Nevertheless, as was the case with Vbat above 18 V in case of ALM2402F-Q1, shorting ALM2403-Q1 output above 26 V will similarly require a transient voltage suppressor (TVS) to clamp Vsup at 26 V (or lower). Also, a series output power resistor has to be added to limit the current through internal structures. Therefore, any protection against short to battery or other fault condition must not only protect against over-voltage at the supply pin, Vsup, but also assure that the resulting current through internal and/or external protection structures, does not exceed maximum rated limit specified in the respective product data sheets.
Therefore, for short to battery condition just above 26 V, the simplest way to limit the current through body diode is to include a small resistor inside the feedback loop in series with the ALM2403-Q1 output. For example, under short to 28 V Vbat condition, Isc current (701mA) is being sunk by the amplifier output and adding just 1Ω power resistor, R5, between Vbat and output pin results in safe Vsup of 25.9 V. R5 also limits the body diode current to a safe 713.1mA, thus fully protects ALM2403-Q1 from any damage – see Figure 3-3.

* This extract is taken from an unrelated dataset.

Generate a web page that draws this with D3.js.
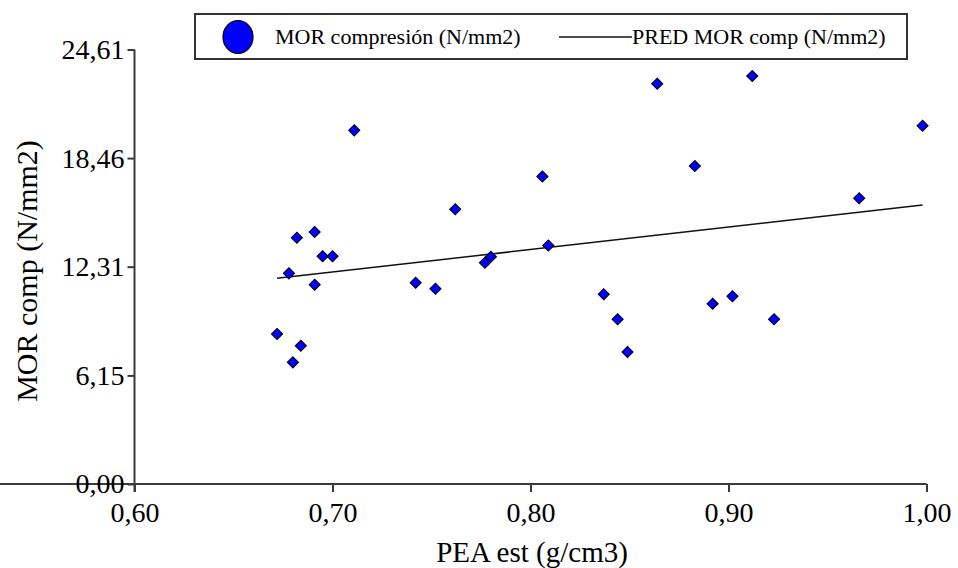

This approach works well for battery voltages up to few volts above the part’s absolute maximum rated supply voltage but requires much higher value series output power resistor for higher Vbat that negatively affects the output voltage swing from the rails, and lowers power efficiency, under normal operating conditions. For example, in order to prevent over-current damage to the part under short to a 48 V battery, one would need to add around 20Ω resistor in series with ALM2403-Q1 output. However, under normal linear conditions, with +/-200mA peak output current, this would lower the output voltage swing to each rail by additional +/-4V (total of 8 V), requiring a significant increase in the minimum supply voltage. This in turn would results in much lower power efficiency of the solution and thus may not be a viable option.
Therefore, in order to protect ALM2403-Q1 under short to high voltage (48 V) Vbat condition, it may be necessary to add an external Schottky diode, SD7, in parallel with the body diode and capable of carrying a very high current – see Figure 3-4. Under such scenario, in order to limit the current through Schottky diode to 20A (or less) this would require adding R66 1Ω power resistor between Vbat and the Schottky diode. Even though for a given current level the forward bias voltage of Schottky diode is much lower than that of the body diode (thus much more of the current would flow through external Schottky and not the body diode), under high current flow of 20A, its forward bias voltage may be 1 V or higher. Therefore, in order to limit the current through the body diode to a safe operating level, it may also be necessary to add another 1Ω series resistor, R6, between SD7 and the amplifier’s output, VF12 – see Figure 3-4.